Research, he said, was key to creating a comfortable environment for a subject.
“I find it fairly straightforward to lock into most people with only a little knowledge of who and what they are. Doing your research and creating a harmonious environment where subjects will happily give you their portrait is the key to how this happens and this reduces the pressure of the situation as they are at ease quickly, because hopefully you have shown them you’re as professional as they are and that they are in the hands of someone experienced."
“It’ll only help, being on top of your everything. Know your kit, be ready, practice beforehand and test. All this enables you to just focus on creating connection.”
1. Know the technical
Get on top of the technical so ideas can just flow. Know your kit so well that you feel 100 per cent confident and able. Experiment, test and practice with it continually. It’s always a good idea to bring one extra of everything to ensure you’re covered if things don’t go according to plan on the day. All this enables you to just focus on creating a connection and helps ensure you look as professional as the subjects you’re photographing.

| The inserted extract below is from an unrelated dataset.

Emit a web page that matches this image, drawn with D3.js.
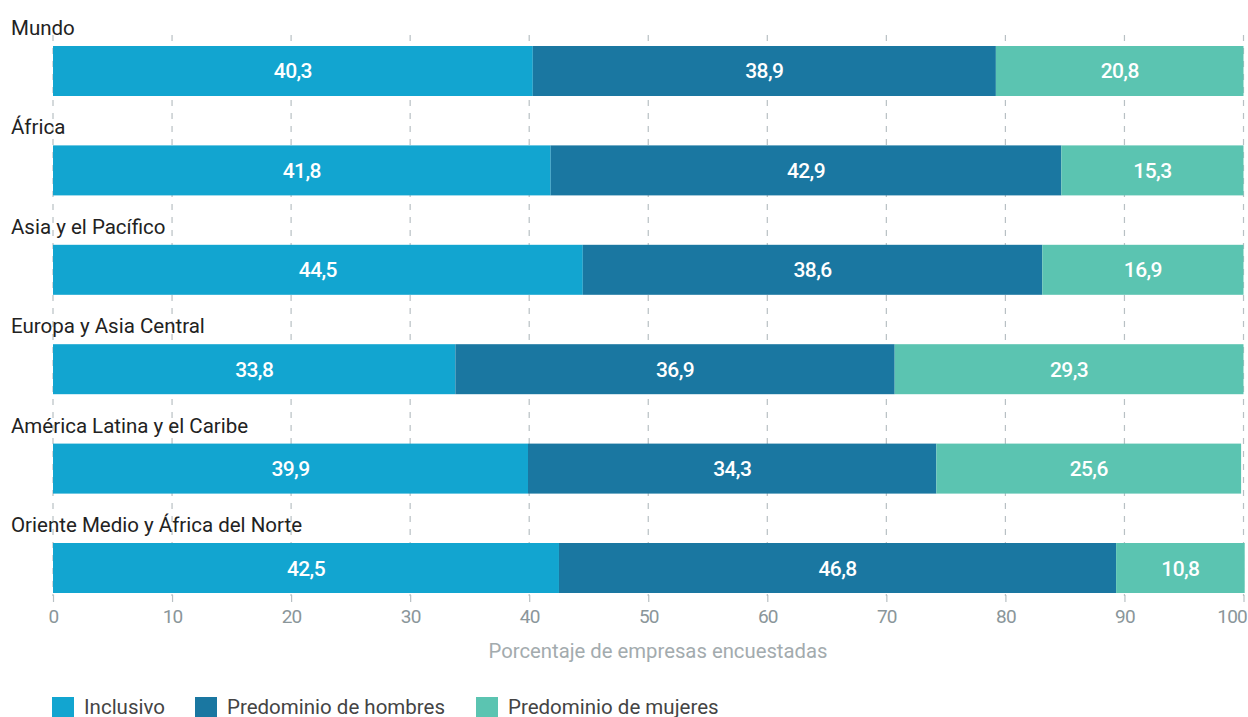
<!DOCTYPE html>
<html><head><meta charset="utf-8">
<script src="https://cdn.jsdelivr.net/npm/d3@7"></script>
<style>
body{margin:0;background:#fff;}
text{font-family:Roboto,"Noto Sans",sans-serif;}
</style></head>
<body><svg id="c" width="1248" height="717"></svg>
<script>
const regions = ["Mundo","África","Asia y el Pacífico","Europa y Asia Central","América Latina y el Caribe","Oriente Medio y África del Norte"];
const inclusivo = [40.3,41.8,44.5,33.8,39.9,42.5];
const hombres = [38.9,42.9,38.6,36.9,34.3,46.8];
const mujeres = [20.8,15.3,16.9,29.3,25.6,10.8];
const seriesNames = ["Inclusivo","Predominio de hombres","Predominio de mujeres"];
const colors = ["#12a5d0","#1a77a1","#5bc4b1"];
const ticks = [0,10,20,30,40,50,60,70,80,90,100];
const axisTitle = "Porcentaje de empresas encuestadas";

const svg = d3.select("#c");
const x = d3.scaleLinear().domain([0,100]).range([53,1243.5]);
const y = d3.scaleBand().domain(regions).range([46,593]).paddingInner(0.497).paddingOuter(0);
const data = regions.map((r,i)=>({region:r, Inclusivo:inclusivo[i], "Predominio de hombres":hombres[i], "Predominio de mujeres":mujeres[i]}));
const stack = d3.stack().keys(seriesNames)(data);

// grid
svg.append("g").selectAll("line").data(ticks).join("line")
  .attr("x1",d=>x(d)).attr("x2",d=>x(d)).attr("y1",35).attr("y2",596)
  .attr("stroke","#b8c0c4").attr("stroke-width",1.2).attr("stroke-dasharray","6,7");

// bars
stack.forEach((s,si)=>{
  const g = svg.append("g");
  g.selectAll("rect").data(s).join("rect")
    .attr("x",d=>x(d[0])).attr("width",d=>x(d[1])-x(d[0]))
    .attr("y",d=>y(d.data.region)).attr("height",y.bandwidth())
    .attr("fill",colors[si]);
  g.selectAll("text").data(s).join("text")
    .attr("x",d=>(x(d[0])+x(d[1]))/2).attr("y",d=>y(d.data.region)+y.bandwidth()/2+7.5)
    .attr("text-anchor","middle").attr("fill","#fff").attr("font-size",21).attr("font-weight",500)
    .attr("letter-spacing",-0.6)
    .text(d=>d3.format(".1f")(d[1]-d[0]).replace(".",","));
});

// region labels
svg.append("g").selectAll("text").data(regions).join("text")
  .attr("x",11).attr("y",d=>y(d)-11)
  .attr("font-size",20.5).attr("fill","#222").text(d=>d);

// axis
const ax = svg.append("g").attr("transform","translate(0,595)")
  .call(d3.axisBottom(x).tickValues(ticks).tickSize(7).tickPadding(8).tickFormat(d3.format("d")));
ax.select(".domain").remove();
ax.selectAll(".tick line").attr("stroke","#b8c0c4").attr("stroke-width",1.2);
ax.selectAll(".tick text").attr("font-size",19).attr("fill","#8a969a").attr("letter-spacing",-0.8).attr("font-family","Roboto,sans-serif");
ax.select(".tick:last-of-type text").attr("text-anchor","end").attr("dx",3);

svg.append("text").attr("x",658).attr("y",658).attr("text-anchor","middle")
  .attr("font-size",20.3).attr("fill","#a3abae").text(axisTitle);

// legend
const legX = [52,195,476];
const lg = svg.append("g");
seriesNames.forEach((n,i)=>{
  lg.append("rect").attr("x",legX[i]).attr("y",697).attr("width",22).attr("height",22).attr("fill",colors[i]);
  lg.append("text").attr("x",legX[i]+32).attr("y",714).attr("font-size",20.5).attr("fill","#444").text(n);
});
</script></body></html>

2. Create the right environment
Jane Bown said portraits are given not taken. Only when you’ve created an environment where your subject is completely relaxed and comfortable can that exchange be allowed to occur. You’re in charge of that little bit of time and space and it starts with your own state of being, so inspire that atmosphere by setting the right tone — have drinks ready, create the right mood, get the music right, be happy and positive and let your team be too.
3. Mutual respect
Work with the best people and treat them like Gods. Inspire loyalty. You’ll look to them when something untoward happens and if they’re under-prepared, not on-brief or just not that into you they could leave your ass hanging in the wind.
4. Know where you’re going and enjoy the journey
Use clear direction and show examples so there’s no frustration when it doesn’t look how you want it to. Demonstrate it yourself. Be generous with praise and only share what the digital operator can see when the portrait is looking amazing. Shoots are won and lost in this early moment. Be seen to be enjoying the shoot and the work.